* BEGIN EXCERPTED DATA *
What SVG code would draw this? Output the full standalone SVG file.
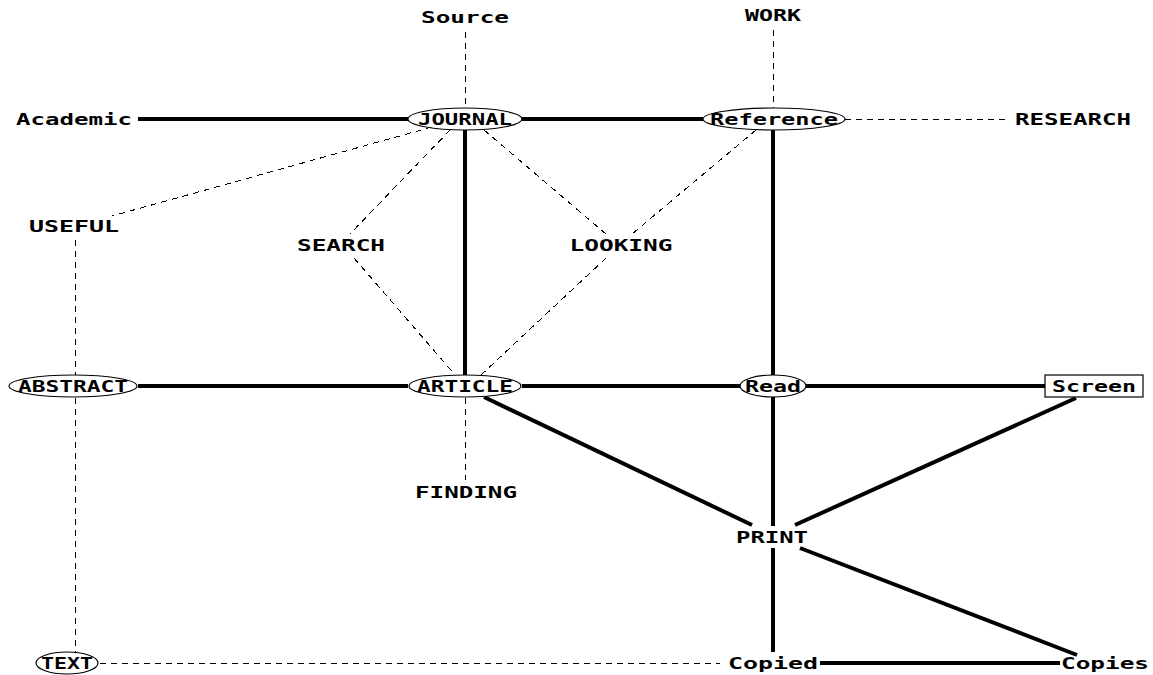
<svg xmlns="http://www.w3.org/2000/svg" width="1153" height="675" viewBox="0 0 1153 675">
<style>
  .bg { fill: #ffffff; }
  .strong { stroke: #000; stroke-width: 4; fill: none; }
  .weak { stroke: #000; stroke-width: 1; fill: none; stroke-dasharray: 6 5; shape-rendering: crispEdges; }
  .shape { fill: #ffffff; stroke: #000; stroke-width: 1.2; }
  .lbl { font-family: "DejaVu Sans Mono", "Liberation Mono", monospace; font-weight: bold; font-size: 16px; fill: #000; text-anchor: middle; }
</style>
<rect class="bg" x="0" y="0" width="1153" height="675"/>

<!-- connectors -->
<g id="connectors">
  <!-- dashed links -->
  <line class="weak" x1="465.5" y1="32" x2="465.5" y2="108"/>
  <line class="weak" x1="773.5" y1="30" x2="773.5" y2="108"/>
  <line class="weak" x1="845" y1="119.5" x2="1008" y2="119.5"/>
  <line class="weak" x1="432" y1="127" x2="112" y2="216"/>
  <line class="weak" x1="450" y1="130" x2="350" y2="234"/>
  <line class="weak" x1="484" y1="130" x2="606" y2="234"/>
  <line class="weak" x1="756" y1="130" x2="632" y2="234"/>
  <line class="weak" x1="354" y1="258" x2="456" y2="376"/>
  <line class="weak" x1="606" y1="258" x2="480" y2="376"/>
  <line class="weak" x1="75.5" y1="240" x2="75.5" y2="376"/>
  <line class="weak" x1="75.5" y1="398" x2="75.5" y2="652"/>
  <line class="weak" x1="465.5" y1="398" x2="465.5" y2="480"/>
  <line class="weak" x1="100" y1="663.5" x2="720" y2="663.5"/>
  <!-- solid links -->
  <line class="strong" x1="138" y1="119" x2="408" y2="119"/>
  <line class="strong" x1="522" y1="119" x2="703" y2="119"/>
  <line class="strong" x1="465" y1="130" x2="465" y2="375"/>
  <line class="strong" x1="773" y1="130" x2="773" y2="375"/>
  <line class="strong" x1="138" y1="386" x2="408" y2="386"/>
  <line class="strong" x1="522" y1="386" x2="740" y2="386"/>
  <line class="strong" x1="806" y1="386" x2="1045" y2="386"/>
  <line class="strong" x1="773" y1="397" x2="773" y2="526"/>
  <line class="strong" x1="773" y1="548" x2="773" y2="652"/>
  <line class="strong" x1="484" y1="397" x2="752" y2="525"/>
  <line class="strong" x1="1076" y1="398" x2="795" y2="525"/>
  <line class="strong" x1="800" y1="548" x2="1077" y2="655"/>
  <line class="strong" x1="820" y1="663" x2="1060" y2="663"/>
</g>

<!-- nodes -->
<g id="node-source"><text class="lbl" x="465" y="23" textLength="88" lengthAdjust="spacingAndGlyphs">Source</text></g>
<g id="node-work"><text class="lbl" x="773" y="21" textLength="56" lengthAdjust="spacingAndGlyphs">WORK</text></g>
<g id="node-academic"><text class="lbl" x="74" y="125" textLength="116" lengthAdjust="spacingAndGlyphs">Academic</text></g>
<g id="node-journal">
  <ellipse class="shape" cx="465" cy="119" rx="57" ry="11"/>
  <text class="lbl" x="465" y="125" textLength="94" lengthAdjust="spacingAndGlyphs">JOURNAL</text>
</g>
<g id="node-reference">
  <ellipse class="shape" cx="774" cy="119" rx="71" ry="11"/>
  <text class="lbl" x="774" y="125" textLength="128" lengthAdjust="spacingAndGlyphs">Reference</text>
</g>
<g id="node-research"><text class="lbl" x="1073" y="125" textLength="116" lengthAdjust="spacingAndGlyphs">RESEARCH</text></g>
<g id="node-useful"><text class="lbl" x="74" y="232" textLength="90" lengthAdjust="spacingAndGlyphs">USEFUL</text></g>
<g id="node-search"><text class="lbl" x="341" y="251" textLength="88" lengthAdjust="spacingAndGlyphs">SEARCH</text></g>
<g id="node-looking"><text class="lbl" x="621" y="251" textLength="103" lengthAdjust="spacingAndGlyphs">LOOKING</text></g>
<g id="node-abstract">
  <ellipse class="shape" cx="73" cy="386" rx="64" ry="11"/>
  <text class="lbl" x="73" y="392" textLength="110" lengthAdjust="spacingAndGlyphs">ABSTRACT</text>
</g>
<g id="node-article">
  <ellipse class="shape" cx="465" cy="386" rx="56" ry="11"/>
  <text class="lbl" x="465" y="392" textLength="96" lengthAdjust="spacingAndGlyphs">ARTICLE</text>
</g>
<g id="node-read">
  <ellipse class="shape" cx="773" cy="386" rx="33" ry="11"/>
  <text class="lbl" x="773" y="392" textLength="56" lengthAdjust="spacingAndGlyphs">Read</text>
</g>
<g id="node-screen">
  <rect class="shape" x="1045" y="375" width="98" height="22"/>
  <text class="lbl" x="1094" y="392" textLength="84" lengthAdjust="spacingAndGlyphs">Screen</text>
</g>
<g id="node-finding"><text class="lbl" x="466" y="498" textLength="102" lengthAdjust="spacingAndGlyphs">FINDING</text></g>
<g id="node-print"><text class="lbl" x="772" y="543" textLength="72" lengthAdjust="spacingAndGlyphs">PRINT</text></g>
<g id="node-text">
  <ellipse class="shape" cx="67" cy="663" rx="31" ry="11"/>
  <text class="lbl" x="67" y="669" textLength="52" lengthAdjust="spacingAndGlyphs">TEXT</text>
</g>
<g id="node-copied"><text class="lbl" x="773" y="669" textLength="90" lengthAdjust="spacingAndGlyphs">Copied</text></g>
<g id="node-copies"><text class="lbl" x="1105" y="669" textLength="88" lengthAdjust="spacingAndGlyphs">Copies</text></g>
</svg>
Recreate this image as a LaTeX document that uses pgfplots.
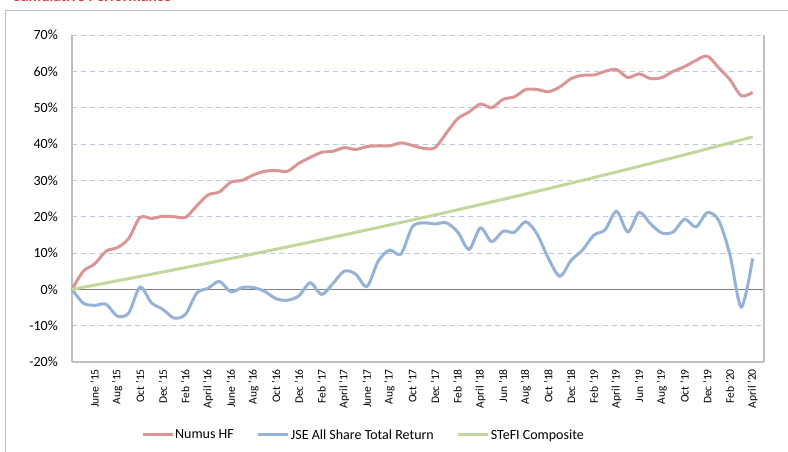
\documentclass[border=0pt]{standalone}
\usepackage{fontspec}
\setmainfont{Carlito}
\usepackage{pgfplots}
\usepackage{pgfplotstable}
\pgfplotsset{compat=1.18}
\definecolor{numus}{RGB}{217,150,148}
\definecolor{jse}{RGB}{149,179,215}
\definecolor{stefi}{RGB}{195,214,155}
\definecolor{gridc}{RGB}{185,200,222}
\definecolor{framec}{RGB}{191,191,191}
\definecolor{titlered}{RGB}{226,56,56}

\pgfplotstableread{
i numus jse stefi
0 0 0 0
1 5.0 -3.8 0.58
2 7.0 -4.4 1.17
3 10.5 -4.1 1.76
4 11.5 -7.4 2.36
5 14.0 -6.5 2.95
6 19.8 0.6 3.55
7 19.5 -3.7 4.16
8 20.1 -5.5 4.77
9 20.0 -7.9 5.38
10 19.8 -6.9 5.99
11 23.0 -1.0 6.61
12 26.0 0.3 7.23
13 26.8 2.2 7.86
14 29.5 -0.7 8.49
15 30.0 0.5 9.12
16 31.5 0.5 9.76
17 32.5 -0.6 10.40
18 32.7 -2.6 11.05
19 32.5 -3.0 11.70
20 34.7 -1.8 12.35
21 36.3 1.8 13.01
22 37.7 -1.4 13.67
23 38.0 1.6 14.33
24 39.0 5.0 15.00
25 38.5 4.2 15.67
26 39.3 0.8 16.35
27 39.5 7.8 17.03
28 39.5 10.8 17.71
29 40.3 9.7 18.40
30 39.6 17.2 19.09
31 38.8 18.3 19.79
32 39.0 18.0 20.49
33 43.0 18.3 21.19
34 47.0 15.8 21.90
35 48.8 11.0 22.62
36 51.0 16.9 23.33
37 50.0 13.1 24.06
38 52.3 16.0 24.78
39 53.0 15.7 25.51
40 55.0 18.6 26.25
41 55.0 15.2 26.99
42 54.4 8.5 27.73
43 55.7 3.6 28.48
44 58.0 8.0 29.24
45 58.9 10.8 30.00
46 59.0 14.9 30.76
47 60.0 16.4 31.53
48 60.5 21.5 32.30
49 58.3 15.8 33.08
50 59.3 21.2 33.86
51 58.0 18.0 34.65
52 58.3 15.5 35.44
53 60.0 15.8 36.24
54 61.3 19.3 37.04
55 63.0 17.2 37.85
56 64.2 21.1 38.66
57 61.0 19.0 39.48
58 57.7 9.5 40.30
59 53.3 -4.9 41.13
60 54.2 8.5 41.96
}\perfdata

\begin{document}
\begin{tikzpicture}
\useasboundingbox (0,0) rectangle (788bp,452bp);
\fill[white] (0,0) rectangle (788bp,452bp);
\draw[framec, line width=1bp] (5.5bp,-5bp) |- (800bp,441.5bp);
\node[anchor=base west, text=titlered, font=\fontsize{15.5bp}{18bp}\selectfont\bfseries, inner sep=0] at (12bp,450bp) {Cumulative Performance};
\begin{axis}[
  at={(72bp,90bp)}, anchor=south west,
  scale only axis, width=692bp, height=327bp,
  xmin=0, xmax=61, ymin=-20, ymax=70,
  axis x line*=bottom, axis y line*=left,
  axis line style={framec, line width=1.2bp},
  major tick length=0pt,
  ytick={-20,-10,...,70},
  yticklabels={-20\%,-10\%,0\%,10\%,20\%,30\%,40\%,50\%,60\%,70\%},
  yticklabel style={font=\fontsize{14bp}{16bp}\selectfont, inner sep=0pt, anchor=east},
  yticklabel shift=14bp,
  xtick={2,4,...,60},
  xticklabels={June '15, Aug '15, Oct '15, Dec '15, Feb '16, April '16, June '16, Aug '16, Oct '16, Dec '16, Feb '17, April '17, June '17, Aug '17, Oct '17, Dec '17, Feb '18, April '18, Jun '18, Aug '18, Oct '18, Dec '18, Feb '19, April '19, Jun '19, Aug '19, Oct '19, Dec '19, Feb '20, April '20},
  xticklabel style={rotate=90, anchor=east, font=\fontsize{11.5bp}{13bp}\selectfont, inner sep=0pt},
  xticklabel shift=7bp,
  ymajorgrids,
  major grid style={gridc, dash pattern=on 5bp off 4bp, line width=1bp},
  extra y ticks={0}, extra y tick labels={},
  extra y tick style={grid=major, major grid style={solid, color=black!50, line width=1.5bp}},
  legend columns=3,
  legend style={at={(0.4205,-0.2232)}, anchor=center, draw=none, fill=none,
    font=\fontsize{14bp}{16bp}\selectfont,
    nodes={inner sep=1bp},
    /tikz/every even column/.append style={column sep=22bp}},
  legend image code/.code={\draw[#1, line width=3bp] (0bp,0bp) -- (30bp,0bp);},
  clip=false,
]
\addplot[numus, line width=3bp, smooth, tension=0.5] table[x=i, y=numus] {\perfdata};
\addlegendentry{Numus HF}
\addplot[jse, line width=3bp, smooth, tension=0.5] table[x=i, y=jse] {\perfdata};
\addlegendentry{JSE All Share Total Return}
\addplot[stefi, line width=3bp, smooth, tension=0.5] table[x=i, y=stefi] {\perfdata};
\addlegendentry{STeFI Composite}
\draw[framec, line width=1.2bp] (rel axis cs:1,0) -- (rel axis cs:1,1);
\end{axis}
\end{tikzpicture}
\end{document}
* END EXCERPTED DATA *
_TO BE DONE_. Find the lines containing "code" and list every one of them.

_THE SOLUTION_.
What SVG code would draw this? Output the full standalone SVG file.
  legend image code/.code={\draw[#1, line width=3bp] (0bp,0bp) -- (30bp,0bp);},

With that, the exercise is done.